Provided records:

_ _ _ _ _

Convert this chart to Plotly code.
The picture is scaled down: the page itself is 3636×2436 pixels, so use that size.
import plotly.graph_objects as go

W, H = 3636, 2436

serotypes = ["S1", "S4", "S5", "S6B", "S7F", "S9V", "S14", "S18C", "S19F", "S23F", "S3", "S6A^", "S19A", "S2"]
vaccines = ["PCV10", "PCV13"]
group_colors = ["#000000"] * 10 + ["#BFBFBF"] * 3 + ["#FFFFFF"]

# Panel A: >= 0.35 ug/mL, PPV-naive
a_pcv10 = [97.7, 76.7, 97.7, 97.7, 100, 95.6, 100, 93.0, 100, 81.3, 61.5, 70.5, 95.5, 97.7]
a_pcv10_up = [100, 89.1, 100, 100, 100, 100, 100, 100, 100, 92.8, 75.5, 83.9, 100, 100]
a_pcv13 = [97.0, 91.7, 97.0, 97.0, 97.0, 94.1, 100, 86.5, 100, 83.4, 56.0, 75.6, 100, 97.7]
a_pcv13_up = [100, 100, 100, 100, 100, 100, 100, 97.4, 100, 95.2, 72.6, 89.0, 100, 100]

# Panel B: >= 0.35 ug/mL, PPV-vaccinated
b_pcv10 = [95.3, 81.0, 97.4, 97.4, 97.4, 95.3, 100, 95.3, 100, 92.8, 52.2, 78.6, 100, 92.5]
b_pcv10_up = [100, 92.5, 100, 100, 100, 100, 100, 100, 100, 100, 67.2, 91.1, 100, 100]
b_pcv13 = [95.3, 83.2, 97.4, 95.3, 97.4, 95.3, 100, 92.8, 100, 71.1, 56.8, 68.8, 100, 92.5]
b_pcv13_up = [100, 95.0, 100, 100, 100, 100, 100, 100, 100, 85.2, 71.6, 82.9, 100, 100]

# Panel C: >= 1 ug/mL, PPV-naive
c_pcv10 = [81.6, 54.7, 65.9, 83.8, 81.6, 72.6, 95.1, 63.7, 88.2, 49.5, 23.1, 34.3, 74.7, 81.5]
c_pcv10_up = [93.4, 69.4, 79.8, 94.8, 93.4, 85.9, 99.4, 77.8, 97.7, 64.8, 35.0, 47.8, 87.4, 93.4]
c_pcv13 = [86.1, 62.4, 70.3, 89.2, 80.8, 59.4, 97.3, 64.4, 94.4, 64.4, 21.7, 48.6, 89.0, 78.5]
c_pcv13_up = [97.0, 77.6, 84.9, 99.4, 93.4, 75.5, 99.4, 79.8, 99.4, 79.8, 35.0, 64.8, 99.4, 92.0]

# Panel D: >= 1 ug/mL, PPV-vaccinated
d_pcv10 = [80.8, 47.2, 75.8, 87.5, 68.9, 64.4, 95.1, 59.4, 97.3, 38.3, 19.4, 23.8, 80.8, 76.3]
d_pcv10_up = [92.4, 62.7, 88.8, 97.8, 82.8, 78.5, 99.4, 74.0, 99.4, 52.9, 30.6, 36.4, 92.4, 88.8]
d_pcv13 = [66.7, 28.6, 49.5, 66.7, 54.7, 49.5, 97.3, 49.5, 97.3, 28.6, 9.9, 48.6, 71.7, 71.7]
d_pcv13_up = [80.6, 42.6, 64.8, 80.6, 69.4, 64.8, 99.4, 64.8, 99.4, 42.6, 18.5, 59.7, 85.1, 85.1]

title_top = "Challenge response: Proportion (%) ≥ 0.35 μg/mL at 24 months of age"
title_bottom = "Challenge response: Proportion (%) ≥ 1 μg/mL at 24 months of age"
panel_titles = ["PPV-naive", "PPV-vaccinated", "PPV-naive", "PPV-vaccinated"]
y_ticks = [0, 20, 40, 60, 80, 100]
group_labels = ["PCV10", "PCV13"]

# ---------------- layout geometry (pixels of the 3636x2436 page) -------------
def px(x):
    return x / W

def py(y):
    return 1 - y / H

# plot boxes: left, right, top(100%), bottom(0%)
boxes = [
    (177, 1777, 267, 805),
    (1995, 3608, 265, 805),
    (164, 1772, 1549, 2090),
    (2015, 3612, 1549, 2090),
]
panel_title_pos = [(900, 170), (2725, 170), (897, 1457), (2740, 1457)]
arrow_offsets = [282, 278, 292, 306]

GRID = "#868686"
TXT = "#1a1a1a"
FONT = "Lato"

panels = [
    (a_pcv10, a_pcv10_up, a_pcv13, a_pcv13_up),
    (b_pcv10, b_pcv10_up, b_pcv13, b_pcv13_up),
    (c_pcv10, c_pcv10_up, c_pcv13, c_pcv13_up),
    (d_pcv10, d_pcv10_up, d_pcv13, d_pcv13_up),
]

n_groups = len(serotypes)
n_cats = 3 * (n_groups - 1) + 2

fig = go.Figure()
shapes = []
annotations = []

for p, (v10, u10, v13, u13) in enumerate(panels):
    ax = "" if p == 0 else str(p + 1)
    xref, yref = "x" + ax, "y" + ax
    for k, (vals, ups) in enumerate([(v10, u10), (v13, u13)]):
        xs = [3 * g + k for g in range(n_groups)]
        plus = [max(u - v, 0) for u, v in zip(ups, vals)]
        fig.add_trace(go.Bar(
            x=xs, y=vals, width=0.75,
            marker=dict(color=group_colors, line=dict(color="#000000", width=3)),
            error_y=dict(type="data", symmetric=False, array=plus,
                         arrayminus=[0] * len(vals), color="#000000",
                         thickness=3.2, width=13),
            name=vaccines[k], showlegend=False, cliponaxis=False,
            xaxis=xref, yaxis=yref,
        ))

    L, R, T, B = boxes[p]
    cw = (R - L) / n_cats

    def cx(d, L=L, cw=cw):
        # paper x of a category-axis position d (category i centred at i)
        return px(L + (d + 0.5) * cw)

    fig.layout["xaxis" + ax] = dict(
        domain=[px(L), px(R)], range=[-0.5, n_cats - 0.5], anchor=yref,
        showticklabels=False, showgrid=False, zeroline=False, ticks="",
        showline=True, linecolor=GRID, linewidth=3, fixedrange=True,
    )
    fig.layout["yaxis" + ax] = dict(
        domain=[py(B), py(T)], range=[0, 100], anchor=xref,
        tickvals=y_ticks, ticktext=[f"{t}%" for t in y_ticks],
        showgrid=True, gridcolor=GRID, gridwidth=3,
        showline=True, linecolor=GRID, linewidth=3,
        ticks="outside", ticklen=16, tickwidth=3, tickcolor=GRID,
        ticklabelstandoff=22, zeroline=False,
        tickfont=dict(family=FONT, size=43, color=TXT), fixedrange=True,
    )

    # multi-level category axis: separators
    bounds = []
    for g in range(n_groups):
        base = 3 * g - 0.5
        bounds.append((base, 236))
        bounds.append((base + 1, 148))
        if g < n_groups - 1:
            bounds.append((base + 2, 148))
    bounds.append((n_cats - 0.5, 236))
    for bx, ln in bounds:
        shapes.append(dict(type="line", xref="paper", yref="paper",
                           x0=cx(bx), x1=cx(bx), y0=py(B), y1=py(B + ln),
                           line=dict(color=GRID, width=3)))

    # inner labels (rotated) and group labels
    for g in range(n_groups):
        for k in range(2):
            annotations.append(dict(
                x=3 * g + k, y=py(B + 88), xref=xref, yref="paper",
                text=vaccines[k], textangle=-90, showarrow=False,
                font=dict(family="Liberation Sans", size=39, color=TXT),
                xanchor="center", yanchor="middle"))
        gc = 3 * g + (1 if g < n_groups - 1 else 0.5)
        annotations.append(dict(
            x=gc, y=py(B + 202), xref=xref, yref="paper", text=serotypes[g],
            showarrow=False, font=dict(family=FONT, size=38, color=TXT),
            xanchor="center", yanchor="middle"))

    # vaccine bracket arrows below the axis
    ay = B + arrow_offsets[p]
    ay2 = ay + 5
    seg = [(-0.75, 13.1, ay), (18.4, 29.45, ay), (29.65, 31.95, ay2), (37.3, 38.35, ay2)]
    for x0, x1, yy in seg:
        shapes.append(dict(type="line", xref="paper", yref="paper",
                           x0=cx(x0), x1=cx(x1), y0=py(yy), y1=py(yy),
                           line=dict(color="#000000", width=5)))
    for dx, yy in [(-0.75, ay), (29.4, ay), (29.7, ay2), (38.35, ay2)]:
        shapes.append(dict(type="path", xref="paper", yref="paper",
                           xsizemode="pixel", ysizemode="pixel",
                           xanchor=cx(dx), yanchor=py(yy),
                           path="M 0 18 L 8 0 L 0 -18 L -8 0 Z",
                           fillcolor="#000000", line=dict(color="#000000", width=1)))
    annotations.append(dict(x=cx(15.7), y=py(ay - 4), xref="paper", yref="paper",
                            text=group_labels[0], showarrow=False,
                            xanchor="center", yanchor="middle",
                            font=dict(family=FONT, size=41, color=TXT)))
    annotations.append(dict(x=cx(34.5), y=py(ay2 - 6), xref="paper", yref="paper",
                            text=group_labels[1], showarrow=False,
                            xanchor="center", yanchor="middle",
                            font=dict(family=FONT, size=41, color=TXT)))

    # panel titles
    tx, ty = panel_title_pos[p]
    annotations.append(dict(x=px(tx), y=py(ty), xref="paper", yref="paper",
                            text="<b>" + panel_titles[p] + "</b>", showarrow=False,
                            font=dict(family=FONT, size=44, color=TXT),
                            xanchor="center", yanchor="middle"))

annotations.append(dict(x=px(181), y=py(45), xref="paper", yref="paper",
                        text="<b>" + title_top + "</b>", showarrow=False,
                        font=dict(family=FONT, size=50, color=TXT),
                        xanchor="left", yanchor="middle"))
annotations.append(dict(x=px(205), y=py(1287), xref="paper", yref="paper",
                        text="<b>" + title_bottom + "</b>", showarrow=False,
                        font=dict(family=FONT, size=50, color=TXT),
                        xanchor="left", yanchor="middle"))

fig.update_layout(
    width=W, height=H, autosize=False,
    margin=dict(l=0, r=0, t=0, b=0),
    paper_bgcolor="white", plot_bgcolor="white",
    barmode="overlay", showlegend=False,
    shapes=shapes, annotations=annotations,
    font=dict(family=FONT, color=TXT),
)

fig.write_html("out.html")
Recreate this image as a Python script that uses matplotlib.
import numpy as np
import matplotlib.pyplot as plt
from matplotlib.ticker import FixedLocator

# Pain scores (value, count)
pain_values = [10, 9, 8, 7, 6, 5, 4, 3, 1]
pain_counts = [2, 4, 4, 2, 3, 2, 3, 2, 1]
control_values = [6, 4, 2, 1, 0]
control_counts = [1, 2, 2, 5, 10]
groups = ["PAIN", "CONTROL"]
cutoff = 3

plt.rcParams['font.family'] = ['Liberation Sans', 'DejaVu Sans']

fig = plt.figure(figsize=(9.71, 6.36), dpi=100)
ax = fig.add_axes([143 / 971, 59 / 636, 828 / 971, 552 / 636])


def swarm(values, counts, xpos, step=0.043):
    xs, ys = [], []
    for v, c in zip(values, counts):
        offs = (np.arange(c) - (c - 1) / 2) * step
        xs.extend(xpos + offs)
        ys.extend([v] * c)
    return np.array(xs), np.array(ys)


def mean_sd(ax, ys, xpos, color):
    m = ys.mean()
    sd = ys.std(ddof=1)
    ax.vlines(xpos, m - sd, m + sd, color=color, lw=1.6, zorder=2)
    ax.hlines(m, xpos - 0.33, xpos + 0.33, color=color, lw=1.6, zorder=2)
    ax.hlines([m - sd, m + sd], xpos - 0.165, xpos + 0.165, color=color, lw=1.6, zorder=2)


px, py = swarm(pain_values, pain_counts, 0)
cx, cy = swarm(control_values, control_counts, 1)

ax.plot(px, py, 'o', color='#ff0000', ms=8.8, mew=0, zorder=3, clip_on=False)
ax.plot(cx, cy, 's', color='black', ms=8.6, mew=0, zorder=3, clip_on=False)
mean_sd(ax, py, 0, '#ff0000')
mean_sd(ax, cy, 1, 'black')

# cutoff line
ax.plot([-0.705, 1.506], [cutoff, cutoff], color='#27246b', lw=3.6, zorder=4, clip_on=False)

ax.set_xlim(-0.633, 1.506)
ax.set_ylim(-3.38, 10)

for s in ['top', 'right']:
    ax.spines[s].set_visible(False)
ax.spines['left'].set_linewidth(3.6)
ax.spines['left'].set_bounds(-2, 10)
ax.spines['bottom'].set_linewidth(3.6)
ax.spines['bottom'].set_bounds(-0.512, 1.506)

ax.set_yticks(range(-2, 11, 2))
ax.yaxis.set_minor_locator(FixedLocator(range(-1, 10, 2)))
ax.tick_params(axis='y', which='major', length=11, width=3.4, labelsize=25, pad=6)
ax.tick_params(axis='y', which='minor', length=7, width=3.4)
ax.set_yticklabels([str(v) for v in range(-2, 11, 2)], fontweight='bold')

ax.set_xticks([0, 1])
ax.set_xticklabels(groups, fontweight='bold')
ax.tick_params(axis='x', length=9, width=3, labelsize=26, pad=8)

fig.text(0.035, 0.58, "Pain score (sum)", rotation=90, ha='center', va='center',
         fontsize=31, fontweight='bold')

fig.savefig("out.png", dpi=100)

_ _ _ _ _

What to produce:
Above are the records. Print exactly, and only, the lines from the line with "Recreate this image" to the line with "return np.array(xs), np.array(ys)", both inclusive.

Answer for this exercise:
Recreate this image as a Python script that uses matplotlib.
import numpy as np
import matplotlib.pyplot as plt
from matplotlib.ticker import FixedLocator

# Pain scores (value, count)
pain_values = [10, 9, 8, 7, 6, 5, 4, 3, 1]
pain_counts = [2, 4, 4, 2, 3, 2, 3, 2, 1]
control_values = [6, 4, 2, 1, 0]
control_counts = [1, 2, 2, 5, 10]
groups = ["PAIN", "CONTROL"]
cutoff = 3

plt.rcParams['font.family'] = ['Liberation Sans', 'DejaVu Sans']

fig = plt.figure(figsize=(9.71, 6.36), dpi=100)
ax = fig.add_axes([143 / 971, 59 / 636, 828 / 971, 552 / 636])


def swarm(values, counts, xpos, step=0.043):
    xs, ys = [], []
    for v, c in zip(values, counts):
        offs = (np.arange(c) - (c - 1) / 2) * step
        xs.extend(xpos + offs)
        ys.extend([v] * c)
    return np.array(xs), np.array(ys)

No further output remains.